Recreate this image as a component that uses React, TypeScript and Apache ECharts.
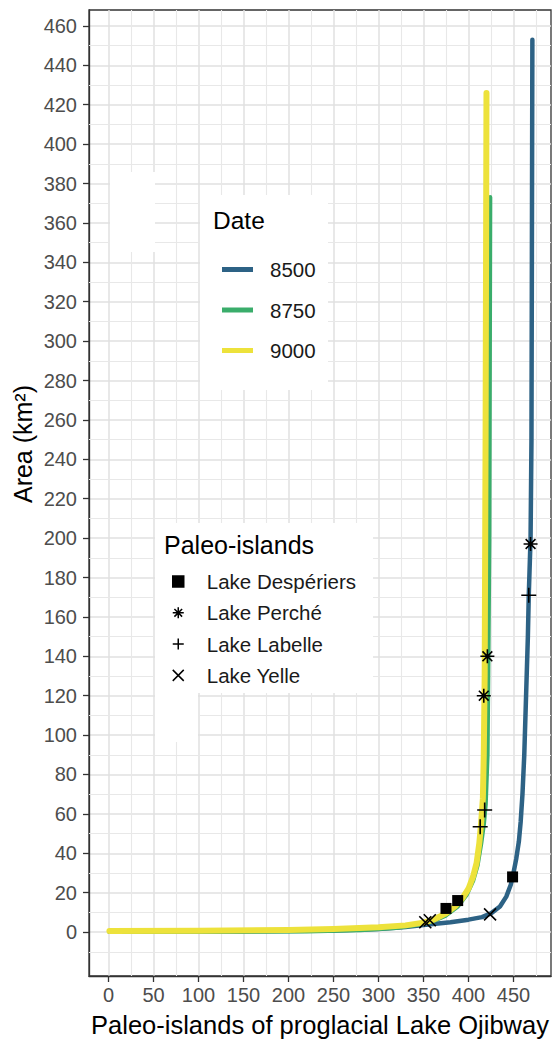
import React, { useEffect, useRef } from "react";
import * as echarts from "echarts";

const FONT = "'Liberation Sans', Arial, Helvetica, sans-serif";

// Date series (rank of island vs area, km²)
const dateNames = ["8500", "8750", "9000"];
const dateColors = ["#2d6285", "#3aad6b", "#ede23b"];
const dateWidths = [4.5, 4.5, 6];

const rank8500 = [1, 150, 250, 300, 330, 350, 380, 400, 415, 425, 435, 442, 447, 450, 453, 456, 458, 460, 462, 464, 466, 467, 469, 470, 471];
const area8500 = [0.3, 0.3, 0.8, 1.6, 2.6, 3.6, 5, 6.3, 7.6, 9.5, 13, 18, 24, 30, 37, 46, 56, 70, 90, 120, 150, 171, 200, 250, 453];

const rank8750 = [1, 150, 220, 280, 320, 345, 360, 375, 388, 398, 405, 410, 414, 417, 419, 421, 422, 423, 424];
const area8750 = [0.2, 0.3, 0.4, 1.0, 2.2, 3.8, 5.5, 8.5, 13, 19, 26, 34, 45, 55, 65, 90, 140, 200, 373];

const rank9000 = [1, 100, 200, 250, 300, 330, 350, 362, 375, 385, 393, 400, 405, 409, 412, 414, 416, 417, 418, 419, 420];
const area9000 = [0.6, 0.7, 1.0, 1.5, 2.4, 3.4, 4.8, 6.5, 9.5, 13, 17, 22, 28, 35, 45, 55, 68, 90, 130, 250, 426];

// Paleo-islands markers
const lakeNames = ["Lake Despériers", "Lake Perché", "Lake Labelle", "Lake Yelle"];
const desperiersRank = [375, 388, 449];
const desperiersArea = [12, 16, 28];
const percheRank = [417, 421, 469];
const percheArea = [120, 140, 197];
const labelleRank = [413, 418, 467];
const labelleArea = [53.5, 62, 171];
const yelleRank = [352, 357, 424];
const yelleArea = [5, 6, 9];

// Axis ticks
const xTicks = [0, 50, 100, 150, 200, 250, 300, 350, 400, 450];
const yTicks = [0, 20, 40, 60, 80, 100, 120, 140, 160, 180, 200, 220, 240, 260, 280, 300, 320, 340, 360, 380, 400, 420, 440, 460];
const xMinor = [25, 75, 125, 175, 225, 275, 325, 375, 425, 475];
const yMinor = [-10, 10, 30, 50, 70, 90, 110, 130, 150, 170, 190, 210, 230, 250, 270, 290, 310, 330, 350, 370, 390, 410, 430, 450];

const zip = (a: number[], b: number[]) => a.map((v, i) => [v, b[i]]);

const asteriskPath = "path://M0,5L10,5M5,0L5,10M1.5,1.5L8.5,8.5M8.5,1.5L1.5,8.5";
const plusPath = "path://M0,5L10,5M5,0L5,10";
const crossPath = "path://M0,0L10,10M10,0L0,10";

export default function App() {
  const ref = useRef<HTMLDivElement>(null);
  useEffect(() => {
    document.body.style.margin = "0";
    const chart = echarts.init(ref.current!, null, { renderer: "svg" });
    const dateData = [zip(rank8500, area8500), zip(rank8750, area8750), zip(rank9000, area9000)];
    const lakeData = [
      zip(desperiersRank, desperiersArea),
      zip(percheRank, percheArea),
      zip(labelleRank, labelleArea),
      zip(yelleRank, yelleArea),
    ];
    const lakeSymbols = ["rect", asteriskPath, plusPath, crossPath];
    const lakeSizes = [11, 14, 15, 12];

    const option: any = {
      animation: false,
      textStyle: { fontFamily: FONT },
      grid: {
        left: 89,
        top: 10,
        right: 3,
        bottom: 67,
        show: true,
        borderColor: "#333333",
        borderWidth: 1.3,
        backgroundColor: "#ffffff",
      },
      xAxis: {
        type: "value",
        min: -21.7,
        max: 491.7,
        splitNumber: 10,
        axisLine: { show: true, onZero: false, lineStyle: { color: "#333333", width: 1.3 } },
        axisTick: { show: true, length: 6, customValues: xTicks, lineStyle: { color: "#333333", width: 1.3 } },
        axisLabel: { customValues: xTicks, fontSize: 20, color: "#4d4d4d", margin: 9, fontFamily: FONT },
        splitLine: { show: true, lineStyle: { color: "#e0e0e0", width: 1.5 } },
        name: "Paleo-islands of proglacial Lake Ojibway",
        nameLocation: "middle",
        nameGap: 36,
        nameTextStyle: { fontSize: 25.5, color: "#000000", fontFamily: FONT },
      },
      yAxis: {
        type: "value",
        min: -22.3,
        max: 468.1,
        splitNumber: 25,
        axisLine: { show: true, onZero: false, lineStyle: { color: "#333333", width: 1.3 } },
        axisTick: { show: true, length: 6, customValues: yTicks, lineStyle: { color: "#333333", width: 1.3 } },
        axisLabel: { customValues: yTicks, fontSize: 20, color: "#4d4d4d", margin: 12, fontFamily: FONT },
        splitLine: { show: true, lineStyle: { color: "#e0e0e0", width: 1.5 } },
      },
      legend: [
        {
          data: dateNames,
          orient: "vertical",
          left: 217,
          top: 254,
          itemWidth: 31,
          itemHeight: 5,
          itemGap: 19.5,
          icon: "rect",
          selectedMode: false,
          z: 10,
          itemStyle: { borderWidth: 0 },
          textStyle: { fontSize: 20.5, color: "#1a1a1a", fontFamily: FONT, padding: [0, 0, 0, 12] },
        },
        {
          data: lakeNames,
          orient: "vertical",
          left: 167,
          top: 566,
          itemWidth: 11,
          itemHeight: 11,
          itemGap: 10.3,
          selectedMode: false,
          z: 10,
          itemStyle: { color: "#000000", borderColor: "#000000", borderWidth: 1.5 },
          textStyle: { fontSize: 20.5, color: "#1a1a1a", fontFamily: FONT, padding: [0, 0, 0, 18] },
        },
      ],
      graphic: [
        { type: "rect", z: 5, shape: { x: 200, y: 195, width: 128, height: 195 }, style: { fill: "#ffffff" } },
        { type: "rect", z: 5, shape: { x: 110, y: 172, width: 45, height: 80 }, style: { fill: "#ffffff" } },
        { type: "rect", z: 5, shape: { x: 155, y: 523, width: 218, height: 170 }, style: { fill: "#ffffff" } },
        { type: "rect", z: 5, shape: { x: 155, y: 690, width: 43, height: 52 }, style: { fill: "#ffffff" } },
        {
          type: "text",
          z: 11,
          x: 213,
          y: 220,
          style: { text: "Date", fontSize: 24.5, fontFamily: FONT, fill: "#000000", textVerticalAlign: "middle", verticalAlign: "middle" },
        },
        {
          type: "text",
          z: 11,
          x: 164,
          y: 545,
          style: { text: "Paleo-islands", fontSize: 25, fontFamily: FONT, fill: "#000000", textVerticalAlign: "middle", verticalAlign: "middle" },
        },
        {
          type: "text",
          z: 11,
          x: 23,
          y: 444,
          rotation: Math.PI / 2,
          style: {
            text: "Area (km²)",
            fontSize: 25,
            fontFamily: FONT,
            fill: "#000000",
            textAlign: "center",
            align: "center",
            textVerticalAlign: "middle",
            verticalAlign: "middle",
          },
        },
      ],
      series: [
        {
          name: "grid-minor",
          type: "line",
          data: [],
          silent: true,
          z: 1,
          markLine: {
            silent: true,
            z: 1,
            symbol: ["none", "none"],
            label: { show: false },
            animation: false,
            lineStyle: { color: "#e8e8e8", width: 1.1, type: "solid" },
            data: [...xMinor.map((v) => ({ xAxis: v })), ...yMinor.map((v) => ({ yAxis: v }))],
          },
        },
        ...dateNames.map((name, i) => ({
          name,
          type: "line",
          data: dateData[i],
          showSymbol: false,
          symbol: "none",
          z: 2 + i,
          color: dateColors[i],
          lineStyle: { color: dateColors[i], width: dateWidths[i], cap: "round", join: "round" },
          itemStyle: { color: dateColors[i] },
        })),
        ...lakeNames.map((name, i) => ({
          name,
          type: "scatter",
          data: lakeData[i],
          symbol: lakeSymbols[i],
          symbolSize: lakeSizes[i],
          z: 10,
          itemStyle: { color: "#000000", borderColor: "#000000", borderWidth: i === 0 ? 0 : 1.6, opacity: 1 },
        })),
      ],
    };
    chart.setOption(option);
    return () => chart.dispose();
  }, []);
  return <div ref={ref} style={{ width: 554, height: 1043 }} />;
}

• • •

TASK DIRECTIONS
Leave out the pictures. Transcribe only the lines above, from the first through the one that contains "const dateWidths = [4.5, 4.5, 6];".

WRITTEN SOLUTION
Recreate this image as a component that uses React, TypeScript and Apache ECharts.
import React, { useEffect, useRef } from "react";
import * as echarts from "echarts";

const FONT = "'Liberation Sans', Arial, Helvetica, sans-serif";

// Date series (rank of island vs area, km²)
const dateNames = ["8500", "8750", "9000"];
const dateColors = ["#2d6285", "#3aad6b", "#ede23b"];
const dateWidths = [4.5, 4.5, 6];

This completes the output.